Altering the unemployment system is part of what Mr. Macron is calling “Act 2” of his presidency, after the changes to France’s rigid labor laws during his first year in office in 2017. Under the new measures, jobless benefits will be expanded to some people who for the most part were not previously eligible: the self-employed and those who quit jobs to change careers. The government says the shift is intended to encourage entrepreneurship and job flexibility.

At the same time, the government will tighten the rules for receiving benefits to prompt people to return the labor market more quickly.

Currently, people on short-term contracts, whether a hairdresser or a theater worker whose play has ended, can receive unemployment benefits for a period equivalent to the number of months worked. Other workers who have held a job for five or more years can get benefits for up to two years (or three years for those over 55).

Under Mr. Macron’s plan, people will need to have worked for six of the last 24 months to qualify for unemployment benefits. For those earning in the top 10 percent, who can get up to 7,700 euros (about $8,700) a month in benefits, the payments will drop by 30 percent after six months.

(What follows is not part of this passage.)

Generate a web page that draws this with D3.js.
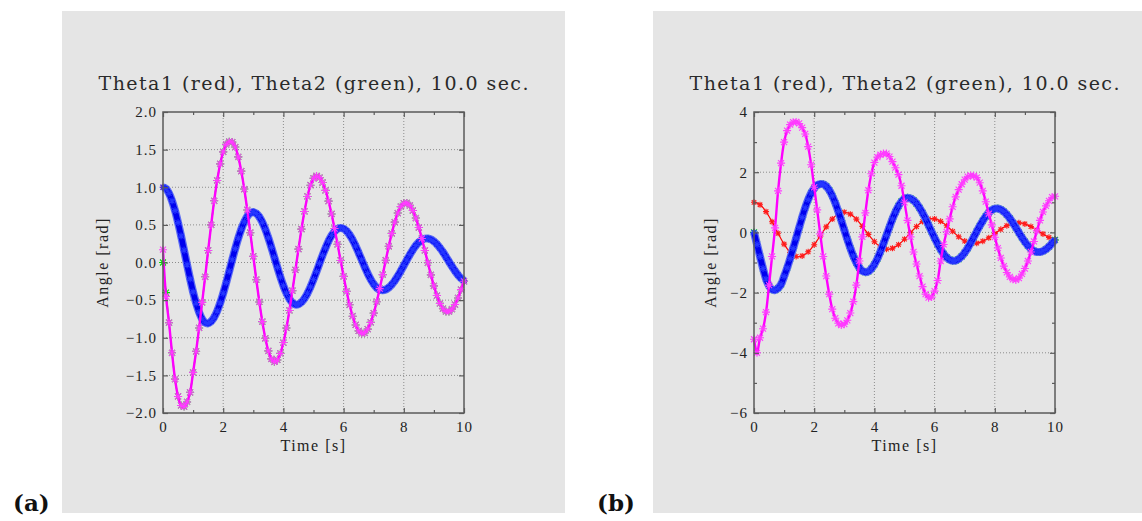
<!DOCTYPE html>
<html>
<head>
<meta charset="utf-8">
<script src="https://cdn.jsdelivr.net/npm/d3@7"></script>
<style>
  body { margin: 0; background: #fff; }
  svg { display: block; }
  .tick text { font-family: "Liberation Serif", serif; font-size: 15px; fill: #222; letter-spacing: 1px; }
  .lbl { font-family: "Liberation Serif", serif; fill: #222; }
  .title { font-family: "DejaVu Serif", serif; fill: #2a2a2a; }
</style>
</head>
<body>
<svg id="chart" width="1142" height="521"></svg>
<script>
// samples every 0.1 s
const tStep = 0.1;

const theta1 = [
  1.000, 0.979, 0.919, 0.820, 0.689, 0.530, 0.353, 0.163, -0.030, -0.218,
  -0.391, -0.541, -0.663, -0.752, -0.800, -0.809, -0.783, -0.728, -0.644, -0.536,
  -0.409, -0.267, -0.116, 0.037, 0.185, 0.322, 0.442, 0.540, 0.613, 0.657,
  0.670, 0.652, 0.607, 0.535, 0.440, 0.327, 0.201, 0.068, -0.065, -0.193,
  -0.309, -0.407, -0.484, -0.536, -0.559, -0.554, -0.527, -0.477, -0.409, -0.324,
  -0.226, -0.121, -0.012, 0.095, 0.195, 0.285, 0.359, 0.414, 0.448, 0.460,
  0.449, 0.418, 0.367, 0.300, 0.219, 0.129, 0.036, -0.058, -0.146, -0.224,
  -0.288, -0.336, -0.363, -0.370, -0.359, -0.333, -0.293, -0.242, -0.180, -0.112,
  -0.040, 0.033, 0.104, 0.168, 0.225, 0.269, 0.301, 0.317, 0.319, 0.306,
  0.280, 0.243, 0.194, 0.138, 0.076, 0.012, -0.051, -0.111, -0.165, -0.209,
  -0.242
];

const theta2 = [
  0.00, -0.40, -0.80, -1.20, -1.55, -1.78, -1.90, -1.915, -1.853, -1.725,
  -1.46, -1.18, -0.87, -0.53, -0.19, 0.16, 0.50, 0.82, 1.09, 1.31,
  1.47, 1.57, 1.605, 1.60, 1.534, 1.403, 1.214, 0.976, 0.698, 0.396,
  0.082, -0.229, -0.524, -0.786, -1.007, -1.175, -1.281, -1.320, -1.295, -1.208,
  -1.064, -0.870, -0.637, -0.375, -0.099, 0.178, 0.443, 0.678, 0.878, 1.027,
  1.119, 1.150, 1.128, 1.063, 0.958, 0.816, 0.645, 0.451, 0.242, 0.027,
  -0.184, -0.384, -0.562, -0.714, -0.830, -0.908, -0.943, -0.935, -0.885, -0.796,
  -0.673, -0.521, -0.347, -0.161, 0.030, 0.216, 0.387, 0.536, 0.657, 0.742,
  0.787, 0.792, 0.759, 0.691, 0.591, 0.465, 0.319, 0.160, -0.004, -0.164,
  -0.311, -0.439, -0.543, -0.614, -0.650, -0.651, -0.620, -0.559, -0.471, -0.361,
  -0.250
];

// the magenta trace of (a) follows theta2 except for its first two samples
const theta2FitStart = [0.17, -0.45];

const omega2 = [
  -3.55, -4.00, -3.50, -3.20, -2.65, -1.75, -0.80, 0.15, 1.38, 2.30,
  3.00, 3.38, 3.58, 3.66, 3.67, 3.62, 3.48, 3.27, 2.85, 2.25,
  1.50, 0.75, -0.05, -0.80, -1.45, -2.05, -2.55, -2.85, -3.02, -3.08,
  -3.05, -2.92, -2.68, -2.30, -1.75, -0.95, -0.15, 0.65, 1.40, 1.95,
  2.32, 2.50, 2.58, 2.62, 2.62, 2.52, 2.35, 2.15, 1.92, 1.55,
  1.00, 0.40, -0.15, -0.65, -1.05, -1.45, -1.80, -2.05, -2.17, -2.15,
  -1.95, -1.60, -0.95, -0.40, 0.02, 0.45, 0.85, 1.18, 1.42, 1.60,
  1.75, 1.85, 1.89, 1.88, 1.82, 1.65, 1.38, 1.02, 0.62, 0.25,
  -0.16, -0.52, -0.85, -1.12, -1.33, -1.48, -1.56, -1.58, -1.52, -1.38,
  -1.20, -0.95, -0.65, -0.30, 0.05, 0.40, 0.68, 0.88, 1.05, 1.17,
  1.20
];

const xTicks = [0, 2, 4, 6, 8, 10];
const xMinor = [1, 3, 5, 7, 9];
const yTicksA = [-2, -1.5, -1, -0.5, 0, 0.5, 1, 1.5, 2];
const yTicksB = [-6, -4, -2, 0, 2, 4];
const yMinorB = [-5, -3, -1, 1, 3];

const titleText = "Theta1 (red), Theta2 (green), 10.0 sec.";
const xLabel = "Time [s]";
const yLabel = "Angle [rad]";

const time = theta1.map((_, i) => +(i * tStep).toFixed(1));
const theta2Fit = theta2.map((v, i) => i < theta2FitStart.length ? theta2FitStart[i] : v);

const svg = d3.select("#chart");

const panels = [
  {
    tag: "(a)", tagX: 13, bg: [62, 11, 503, 502], plot: [163, 112, 464, 413],
    yDomain: [-2, 2], yTicks: yTicksA, yMinor: [], yFormat: d3.format(".1f"), yLabelX: 108,
    series: [
      { values: theta1, color: "#ff0000", width: 1.2, r: 3 },
      { values: theta2, color: "#00e000", width: 1.4, r: 4 },
      { values: theta1, color: "#0000ee", width: 5.5, halo: "#5c6cf2", r: 3.4, mark: "#2536ff" },
      { values: theta2Fit, color: "#ff00ff", width: 2.4, r: 4, mark: "#ff3cff" }
    ]
  },
  {
    tag: "(b)", tagX: 597, bg: [653, 11, 489, 502], plot: [754, 112, 1055, 413],
    yDomain: [-6, 4], yTicks: yTicksB, yMinor: yMinorB, yFormat: d3.format("d"), yLabelX: 716,
    series: [
      { values: theta1, color: "#ff0000", width: 1.2, r: 3, mark: "#ff1a1a", every: 2 },
      { values: theta2, color: "#00e000", width: 1.4, r: 4 },
      { values: theta2, color: "#0000ee", width: 5.5, halo: "#5c6cf2", r: 3.4, mark: "#2536ff" },
      { values: omega2, color: "#ff00ff", width: 2.4, r: 4, mark: "#ff3cff" }
    ]
  }
];

function star(x, y, r) {
  const d = r * 0.75;
  return `M${x - r},${y}L${x + r},${y}M${x},${y - r}L${x},${y + r}` +
         `M${x - d},${y - d}L${x + d},${y + d}M${x - d},${y + d}L${x + d},${y - d}`;
}

function drawPanel(p) {
  const g = svg.append("g");

  g.append("rect")
    .attr("x", p.bg[0]).attr("y", p.bg[1])
    .attr("width", p.bg[2]).attr("height", p.bg[3])
    .attr("fill", "#e5e5e5");

  const x = d3.scaleLinear().domain([0, 10]).range([p.plot[0], p.plot[2]]);
  const y = d3.scaleLinear().domain(p.yDomain).range([p.plot[3], p.plot[1]]);

  // dotted grid
  const grid = g.append("g").attr("stroke", "#8c8c8c").attr("stroke-width", 1)
    .attr("stroke-dasharray", "1,2");
  grid.selectAll(".gx").data(xTicks.slice(1, -1)).join("line")
    .attr("x1", d => x(d)).attr("x2", d => x(d))
    .attr("y1", y.range()[0]).attr("y2", y.range()[1]);
  grid.selectAll(".gy").data(p.yTicks.slice(1, -1)).join("line")
    .attr("y1", d => y(d)).attr("y2", d => y(d))
    .attr("x1", x.range()[0]).attr("x2", x.range()[1]);

  // series
  const line = d3.line()
    .x((d, i) => x(time[i]))
    .y(d => y(d))
    .curve(d3.curveCatmullRom);

  p.series.forEach(s => {
    if (s.halo) {
      g.append("path").datum(s.values).attr("d", line)
        .attr("fill", "none").attr("stroke", s.halo).attr("stroke-width", 8)
        .attr("stroke-linejoin", "round");
    }
    g.append("path").datum(s.values).attr("d", line)
      .attr("fill", "none").attr("stroke", s.color).attr("stroke-width", s.width)
      .attr("stroke-linejoin", "round");
    const every = s.every || 1;
    g.append("path")
      .attr("d", s.values.map((v, i) => i % every ? "" : star(x(time[i]), y(v), s.r)).join(""))
      .attr("fill", "none").attr("stroke", s.mark || s.color).attr("stroke-width", 1.1);
  });

  // frame
  g.append("rect")
    .attr("x", p.plot[0]).attr("y", p.plot[1])
    .attr("width", p.plot[2] - p.plot[0]).attr("height", p.plot[3] - p.plot[1])
    .attr("fill", "none").attr("stroke", "#5a5a5a").attr("stroke-width", 1.5);

  // axes, ticks pointing inward on all sides
  const bottom = g.append("g").attr("transform", `translate(0,${p.plot[3]})`)
    .call(d3.axisBottom(x).tickValues(xTicks).tickSizeInner(-5).tickSizeOuter(0).tickPadding(8));
  const left = g.append("g").attr("transform", `translate(${p.plot[0]},0)`)
    .call(d3.axisLeft(y).tickValues(p.yTicks).tickFormat(p.yFormat).tickSizeInner(-5).tickSizeOuter(0).tickPadding(6));
  const top = g.append("g").attr("transform", `translate(0,${p.plot[1]})`)
    .call(d3.axisTop(x).tickValues(xTicks).tickFormat("").tickSizeInner(-5).tickSizeOuter(0));
  const right = g.append("g").attr("transform", `translate(${p.plot[2]},0)`)
    .call(d3.axisRight(y).tickValues(p.yTicks).tickFormat("").tickSizeInner(-5).tickSizeOuter(0));

  const minors = [
    g.append("g").attr("transform", `translate(0,${p.plot[3]})`)
      .call(d3.axisBottom(x).tickValues(xMinor).tickFormat("").tickSizeInner(-3).tickSizeOuter(0)),
    g.append("g").attr("transform", `translate(0,${p.plot[1]})`)
      .call(d3.axisTop(x).tickValues(xMinor).tickFormat("").tickSizeInner(-3).tickSizeOuter(0)),
    g.append("g").attr("transform", `translate(${p.plot[0]},0)`)
      .call(d3.axisLeft(y).tickValues(p.yMinor).tickFormat("").tickSizeInner(-3).tickSizeOuter(0)),
    g.append("g").attr("transform", `translate(${p.plot[2]},0)`)
      .call(d3.axisRight(y).tickValues(p.yMinor).tickFormat("").tickSizeInner(-3).tickSizeOuter(0))
  ];

  [bottom, left, top, right, ...minors].forEach(a => {
    a.select(".domain").remove();
    a.selectAll(".tick line").attr("stroke", "#5a5a5a").attr("stroke-width", 1.2);
    a.attr("font-family", null).attr("font-size", null);
  });

  const cx = (p.plot[0] + p.plot[2]) / 2;
  const cy = (p.plot[1] + p.plot[3]) / 2;

  g.append("text").attr("class", "title")
    .attr("x", cx).attr("y", 90).attr("text-anchor", "middle")
    .attr("font-size", 19).attr("textLength", 430).attr("lengthAdjust", "spacing")
    .text(titleText);

  g.append("text").attr("class", "lbl")
    .attr("x", cx).attr("y", p.plot[3] + 38).attr("text-anchor", "middle")
    .attr("font-size", 16).attr("letter-spacing", 1.5)
    .text(xLabel);

  g.append("text").attr("class", "lbl")
    .attr("transform", `translate(${p.yLabelX},${cy})rotate(-90)`)
    .attr("text-anchor", "middle")
    .attr("font-size", 16).attr("letter-spacing", 1.5)
    .text(yLabel);

  svg.append("text")
    .attr("x", p.tagX).attr("y", 511)
    .attr("font-family", "DejaVu Serif, serif").attr("font-weight", "bold")
    .attr("font-size", 23).attr("fill", "#111")
    .text(p.tag);
}

panels.forEach(drawPanel);
</script>
</body>
</html>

A previously passed measure will cap benefits for job seekers who reject more than two “reasonable” job offers, even if they are overqualified for the positions.

“The idea is to change the rules so that working always pays more than not working,” Prime Minister Édouard Philippe told lawmakers last month.

The government expects that the program will save €3.4 billion, or about $3.9 billion, and get up to 250,000 people off the unemployment rolls — helping Mr. Macron achieve a campaign pledge of lowering unemployment to 7 percent by the next presidential election in 2021.

But economists say the pay difference in many cases won’t be enough to encourage people to take jobs available through France’s unemployment offices, which tend to pay close to the gross monthly minimum wage of €1,521. France’s unemployed receive an average of €1,000 a month.

And short-term contracts that throw people back into unemployment may still abound, despite the higher payroll tax. The tax would apply to seven sectors, including restaurants, hotels and transportation, in hopes of getting companies to switch to permanent contracts. But some industries that are rife with temporary contracts, including construction, will be exempt.

“The fact that it doesn’t apply directly to companies that abuse short-term contracts misses the bull’s-eye,” said Éric Heyer, the director of analysis and forecasting at the French Economic Observatory. “It’s hard to say this will lead to better job creation.”

Blaise Kaniki, a 37-year-old salesman who said he had been working on an endless cycle of temporary contracts at retailers for years, saw little hope in the new measures.

“I’ll have to work more to have unemployment benefits, but that won’t get me a permanent contract,” he said. “Macron’s reform is not going to revolutionize anything.”

French unions are calling for street protests when Mr. Macron pushes the measures through in the summer.

“The government is saying this is about fighting against precariousness,” Laurent Berger, the head of the moderate union, the French Democratic Confederation of Labor, said on French radio. “That’s a lie — it’s a fight against the precarious.”